PROBLEM DETAILS >>
Restate the whole listing word for word. Pictures are left out.

DATASET EXCERPT >>
** BEGIN **

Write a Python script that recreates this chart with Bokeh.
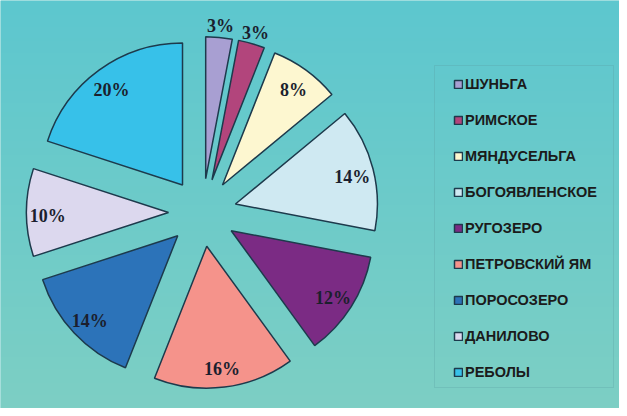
import numpy as np
from bokeh.plotting import figure
from bokeh.models import ColumnDataSource, Legend, LegendItem, Range1d, BoxAnnotation
from bokeh.embed import file_html
from bokeh.resources import INLINE
from bokeh.core.properties import value

# ---- data ----
names = ["ШУНЬГА", "РИМСКОЕ", "МЯНДУСЕЛЬГА", "БОГОЯВЛЕНСКОЕ", "РУГОЗЕРО",
         "ПЕТРОВСКИЙ ЯМ", "ПОРОСОЗЕРО", "ДАНИЛОВО", "РЕБОЛЫ"]
shares = [3, 3, 8, 14, 12, 16, 14, 10, 20]
colors = ["#a89fd2", "#b2457c", "#fdf7d0", "#cfe9f2", "#7b2b84",
          "#f5938b", "#2c73b9", "#dcd8ee", "#37c1e9"]
labels = [f"{v}%" for v in shares]

# ---- geometry (pixel-like data units) ----
W, H = 619, 408
cx, cy = 202, 196
R = 142
EXPLODE = 34

vals = np.array(shares, dtype=float)
frac = vals / vals.sum()
cum = np.concatenate([[0.0], np.cumsum(frac)])
a0 = cum[:-1] * 2 * np.pi          # clockwise from 12 o'clock
a1 = cum[1:] * 2 * np.pi
mid = (a0 + a1) / 2
dx, dy = np.sin(mid), np.cos(mid)
xs = cx + EXPLODE * dx
ys = cy + EXPLODE * dy
start = np.pi / 2 - a1
end = np.pi / 2 - a0
lab_r = np.where(frac < 0.05, 1.1 * R, 0.85 * R)
lx = xs + lab_r * dx
ly = ys + lab_r * dy - 3

src = ColumnDataSource(dict(x=xs, y=ys, start=start, end=end, color=colors,
                            name=names, lx=lx, ly=ly, label=labels))

p = figure(width=W, height=H, output_backend="svg", toolbar_location=None,
           x_range=Range1d(0, W), y_range=Range1d(0, H),
           x_axis_type=None, y_axis_type=None, min_border=0)
p.outline_line_color = None
p.xgrid.visible = False
p.ygrid.visible = False
p.background_fill_color = "#6ccbca"
p.border_fill_color = "white"

# background vertical gradient
n = 204
t = np.linspace(0, 1, n)
top = np.array([0x5d, 0xc7, 0xcf], dtype=float)
bot = np.array([0x7d, 0xcf, 0xc4], dtype=float)
rgb = bot + (top - bot) * t[:, None]
img = np.empty((n, 1), dtype=np.uint32)
view = img.view(dtype=np.uint8).reshape((n, 1, 4))
view[:, 0, 0] = rgb[:, 0].astype(np.uint8)
view[:, 0, 1] = rgb[:, 1].astype(np.uint8)
view[:, 0, 2] = rgb[:, 2].astype(np.uint8)
view[:, 0, 3] = 255
p.image_rgba(image=[img], x=0, y=0, dw=W, dh=H)

wr = p.wedge(x="x", y="y", radius=R, start_angle="start", end_angle="end",
             direction="anticlock", fill_color="color", line_color="#1d3a4c",
             line_width=1.5, source=src)

p.text(x="lx", y="ly", text="label", source=src,
       text_font=value("Liberation Serif"), text_font_style="bold",
       text_font_size="18px", text_color="#1b1f2e",
       text_align="center", text_baseline="middle")

# legend frame
p.add_layout(BoxAnnotation(left=434, right=613, bottom=21, top=343,
                           fill_alpha=0, line_color="#5a9ea2", line_width=1))

legend = Legend(items=[LegendItem(label=nm, renderers=[wr], index=i)
                       for i, nm in enumerate(names)],
                location=(453, 28), orientation="vertical",
                glyph_width=10, glyph_height=10, label_height=10,
                label_width=10, spacing=20, padding=0, margin=0,
                label_standoff=2,
                label_text_font="Liberation Sans", label_text_font_style="bold",
                label_text_font_size="14.5px", label_text_color="#1b1b1b",
                border_line_alpha=0, background_fill_alpha=0)
p.add_layout(legend)

open("out.html", "w").write(file_html(p, INLINE))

** END **

COMPLETE ANSWER >>
Write a Python script that recreates this chart with Bokeh.
import numpy as np
from bokeh.plotting import figure
from bokeh.models import ColumnDataSource, Legend, LegendItem, Range1d, BoxAnnotation
from bokeh.embed import file_html
from bokeh.resources import INLINE
from bokeh.core.properties import value

# ---- data ----
names = ["ШУНЬГА", "РИМСКОЕ", "МЯНДУСЕЛЬГА", "БОГОЯВЛЕНСКОЕ", "РУГОЗЕРО",
         "ПЕТРОВСКИЙ ЯМ", "ПОРОСОЗЕРО", "ДАНИЛОВО", "РЕБОЛЫ"]
shares = [3, 3, 8, 14, 12, 16, 14, 10, 20]
colors = ["#a89fd2", "#b2457c", "#fdf7d0", "#cfe9f2", "#7b2b84",
          "#f5938b", "#2c73b9", "#dcd8ee", "#37c1e9"]
labels = [f"{v}%" for v in shares]

# ---- geometry (pixel-like data units) ----
W, H = 619, 408
cx, cy = 202, 196
R = 142
EXPLODE = 34

vals = np.array(shares, dtype=float)
frac = vals / vals.sum()
cum = np.concatenate([[0.0], np.cumsum(frac)])
a0 = cum[:-1] * 2 * np.pi          # clockwise from 12 o'clock
a1 = cum[1:] * 2 * np.pi
mid = (a0 + a1) / 2
dx, dy = np.sin(mid), np.cos(mid)
xs = cx + EXPLODE * dx
ys = cy + EXPLODE * dy
start = np.pi / 2 - a1
end = np.pi / 2 - a0
lab_r = np.where(frac < 0.05, 1.1 * R, 0.85 * R)
lx = xs + lab_r * dx
ly = ys + lab_r * dy - 3

src = ColumnDataSource(dict(x=xs, y=ys, start=start, end=end, color=colors,
                            name=names, lx=lx, ly=ly, label=labels))

p = figure(width=W, height=H, output_backend="svg", toolbar_location=None,
           x_range=Range1d(0, W), y_range=Range1d(0, H),
           x_axis_type=None, y_axis_type=None, min_border=0)
p.outline_line_color = None
p.xgrid.visible = False
p.ygrid.visible = False
p.background_fill_color = "#6ccbca"
p.border_fill_color = "white"

# background vertical gradient
n = 204
t = np.linspace(0, 1, n)
top = np.array([0x5d, 0xc7, 0xcf], dtype=float)
bot = np.array([0x7d, 0xcf, 0xc4], dtype=float)
rgb = bot + (top - bot) * t[:, None]
img = np.empty((n, 1), dtype=np.uint32)
view = img.view(dtype=np.uint8).reshape((n, 1, 4))
view[:, 0, 0] = rgb[:, 0].astype(np.uint8)
view[:, 0, 1] = rgb[:, 1].astype(np.uint8)
view[:, 0, 2] = rgb[:, 2].astype(np.uint8)
view[:, 0, 3] = 255
p.image_rgba(image=[img], x=0, y=0, dw=W, dh=H)

wr = p.wedge(x="x", y="y", radius=R, start_angle="start", end_angle="end",
             direction="anticlock", fill_color="color", line_color="#1d3a4c",
             line_width=1.5, source=src)

p.text(x="lx", y="ly", text="label", source=src,
       text_font=value("Liberation Serif"), text_font_style="bold",
       text_font_size="18px", text_color="#1b1f2e",
       text_align="center", text_baseline="middle")

# legend frame
p.add_layout(BoxAnnotation(left=434, right=613, bottom=21, top=343,
                           fill_alpha=0, line_color="#5a9ea2", line_width=1))

legend = Legend(items=[LegendItem(label=nm, renderers=[wr], index=i)
                       for i, nm in enumerate(names)],
                location=(453, 28), orientation="vertical",
                glyph_width=10, glyph_height=10, label_height=10,
                label_width=10, spacing=20, padding=0, margin=0,
                label_standoff=2,
                label_text_font="Liberation Sans", label_text_font_style="bold",
                label_text_font_size="14.5px", label_text_color="#1b1b1b",
                border_line_alpha=0, background_fill_alpha=0)
p.add_layout(legend)

open("out.html", "w").write(file_html(p, INLINE))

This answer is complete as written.